NEW YORK - Paintings and sculptures from the collection of late Microsoft co-founder Paul Allen were auctioned off for a historic $1-billion, Christie's auction house said, with records set for works by Van Gogh, Cezanne, Gauguin, Seurat and Klimt.
Five paintings entered the exclusive club of works of art sold for more than $100-million at auction, the New York auction house said, in a sign that the art market continues to grow despite economic uncertainties related to the war in Ukraine and inflation.
The most expensive piece of the evening, Georges Seurat's 1888 work "Les Poseuses, Ensemble (small version)", a renowned work of pointillism, fetched $149.24-million, including fees, Christie's said.
The auction house had announced that all the proceeds would be donated to charity.
Wednesday's auction sold 60 of 150 lots, with the rest to be sold on Thursday.
The value of the collection has already surpassed the record for the Macklowe collection, named after a wealthy New York couple, which fetched $922-million at competitor Sotheby's earlier this spring.
- Diverse collection -
The sale on Wednesday totalled about $1.5-billion, according to an AFP calculation, and included French painter Paul Cezanne’s "La Montagne Sainte-Victoire" -- which fetched $137.8-million, almost double the artist's auction record.

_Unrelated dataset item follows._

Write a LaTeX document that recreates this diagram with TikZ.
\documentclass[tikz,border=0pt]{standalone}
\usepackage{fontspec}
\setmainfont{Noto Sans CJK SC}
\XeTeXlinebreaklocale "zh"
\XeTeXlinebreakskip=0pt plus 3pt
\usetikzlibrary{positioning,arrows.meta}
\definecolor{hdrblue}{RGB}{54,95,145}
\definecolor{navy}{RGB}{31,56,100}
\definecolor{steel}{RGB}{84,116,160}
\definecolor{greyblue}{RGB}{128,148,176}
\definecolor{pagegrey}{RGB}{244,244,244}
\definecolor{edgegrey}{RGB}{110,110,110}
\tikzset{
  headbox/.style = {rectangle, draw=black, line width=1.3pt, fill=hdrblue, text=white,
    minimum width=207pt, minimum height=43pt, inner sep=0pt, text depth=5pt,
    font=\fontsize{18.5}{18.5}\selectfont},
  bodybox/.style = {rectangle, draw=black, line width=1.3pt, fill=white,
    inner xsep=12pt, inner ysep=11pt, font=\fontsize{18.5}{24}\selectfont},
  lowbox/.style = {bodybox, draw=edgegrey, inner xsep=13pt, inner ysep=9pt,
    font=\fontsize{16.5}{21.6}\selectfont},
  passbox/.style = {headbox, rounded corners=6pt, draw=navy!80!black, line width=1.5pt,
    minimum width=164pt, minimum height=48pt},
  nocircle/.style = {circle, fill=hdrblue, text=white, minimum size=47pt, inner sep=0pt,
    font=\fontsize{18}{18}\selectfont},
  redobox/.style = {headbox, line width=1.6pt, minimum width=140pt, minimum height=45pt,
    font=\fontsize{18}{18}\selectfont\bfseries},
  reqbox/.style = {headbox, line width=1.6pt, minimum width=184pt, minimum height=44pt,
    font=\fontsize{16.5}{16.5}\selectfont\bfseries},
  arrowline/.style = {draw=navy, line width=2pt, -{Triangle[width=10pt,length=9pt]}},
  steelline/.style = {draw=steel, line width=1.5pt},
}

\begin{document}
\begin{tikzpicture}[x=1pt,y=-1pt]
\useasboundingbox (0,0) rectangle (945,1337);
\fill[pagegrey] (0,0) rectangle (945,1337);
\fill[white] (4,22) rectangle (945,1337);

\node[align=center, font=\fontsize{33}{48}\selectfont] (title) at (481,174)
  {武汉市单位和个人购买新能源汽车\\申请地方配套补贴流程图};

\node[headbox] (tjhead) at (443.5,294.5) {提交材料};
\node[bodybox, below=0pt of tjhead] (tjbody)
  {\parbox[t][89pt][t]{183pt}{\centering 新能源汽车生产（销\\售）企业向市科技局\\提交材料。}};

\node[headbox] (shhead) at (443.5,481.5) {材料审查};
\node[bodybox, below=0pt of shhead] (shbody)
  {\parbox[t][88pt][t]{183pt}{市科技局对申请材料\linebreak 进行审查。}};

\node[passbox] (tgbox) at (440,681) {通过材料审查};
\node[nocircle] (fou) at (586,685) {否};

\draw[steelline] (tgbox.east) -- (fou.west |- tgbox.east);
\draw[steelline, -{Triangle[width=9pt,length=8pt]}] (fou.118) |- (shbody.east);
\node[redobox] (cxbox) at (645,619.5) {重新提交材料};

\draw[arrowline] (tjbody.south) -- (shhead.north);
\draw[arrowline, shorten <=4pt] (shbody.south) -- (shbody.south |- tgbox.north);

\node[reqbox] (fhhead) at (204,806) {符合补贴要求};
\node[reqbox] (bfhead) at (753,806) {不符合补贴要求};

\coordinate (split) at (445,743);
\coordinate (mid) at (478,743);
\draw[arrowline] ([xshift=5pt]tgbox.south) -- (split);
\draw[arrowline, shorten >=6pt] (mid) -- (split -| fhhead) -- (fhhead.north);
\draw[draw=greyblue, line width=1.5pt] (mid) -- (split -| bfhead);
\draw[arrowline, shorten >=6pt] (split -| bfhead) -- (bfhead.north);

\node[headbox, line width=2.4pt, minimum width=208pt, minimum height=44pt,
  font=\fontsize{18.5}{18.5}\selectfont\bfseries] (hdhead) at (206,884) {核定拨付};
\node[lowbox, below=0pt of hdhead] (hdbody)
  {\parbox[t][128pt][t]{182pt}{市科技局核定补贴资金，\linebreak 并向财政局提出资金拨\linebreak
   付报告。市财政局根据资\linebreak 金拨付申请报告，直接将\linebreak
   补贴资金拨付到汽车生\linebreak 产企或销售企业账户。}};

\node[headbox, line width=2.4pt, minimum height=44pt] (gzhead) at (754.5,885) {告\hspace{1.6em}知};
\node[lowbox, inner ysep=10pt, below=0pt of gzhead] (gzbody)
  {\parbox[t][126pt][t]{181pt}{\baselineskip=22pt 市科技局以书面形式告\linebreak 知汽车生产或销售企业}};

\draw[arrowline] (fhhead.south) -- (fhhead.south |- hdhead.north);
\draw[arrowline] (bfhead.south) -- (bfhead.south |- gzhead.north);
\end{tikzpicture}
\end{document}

A work by Vincent Van Gogh, "Orchard with Cypresses," broke the Dutch artist's previous record, bringing in $117.2-million.
A painting from Paul Gauguin's Tahitian period, "Maternity II," brought $105.7-million.
Austrian painter Gustav Klimt's "Birch Forest" brought in $104.6-million.
The billion mark was surpassed on lot number 32, an Alberto Giacometti sculpture, "Woman of Venice III," which sold for $25-million.
The auction was a testament to the quality of Allen's collection, which included a diverse range of works from the German-American painter-sculptor Max Ernst, whose sculpture "The King Playing with the Queen" sold for $24.3-million, to the American Jasper Johns, one of the few living artists featured in the collection, whose lithograph "Small False Start" sold for $55.35-million.